# Out in “Front” – Roadtrip 12/9/09



## Canoeman (Jul 23, 2008)

Nice trip Hammer and I like the push pole pic.


----------



## phishphood (Dec 15, 2006)

That sounds like some good fishing right there. Way to go fellas.

PS-You can pm me some of those coordinates any time. ;D


----------



## HaMm3r (Dec 11, 2006)

> Nice trip Hammer and I like the push pole pic.

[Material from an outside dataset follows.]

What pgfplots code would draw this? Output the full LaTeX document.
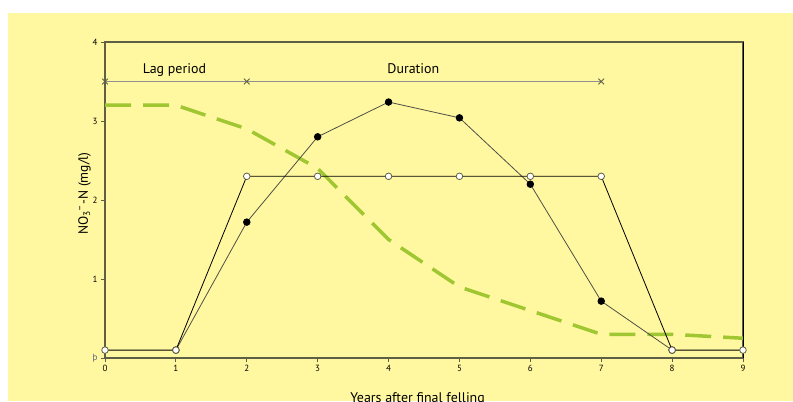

Thanks...I took that while we were underway, just by holding it low and hitting the shutter. Had no idea how it would come out... ;D



> That sounds like some good fishing right there. Way to go fellas.
> 
> PS-You can pm me some of those coordinates any time. ;D


It was real good fishing, especially in those conditions. Rest assured, I have the coordinates saved for the next time I take the Gheenoe on the road. ;D


----------



## mark_gardner (Mar 18, 2009)

nice catchin' dude  it will be 2 weeks since i've been out and of course the weather isnt looking good for this weekend either  but glad you scored big once again


----------



## pole_position (Dec 5, 2009)

WOW, what a beautiful Trout! Trophy!


----------



## TidewateR (Nov 11, 2009)

y'all slammed them!


----------



## tgaud11 (Sep 30, 2008)

nice job...good report..they are always well written


----------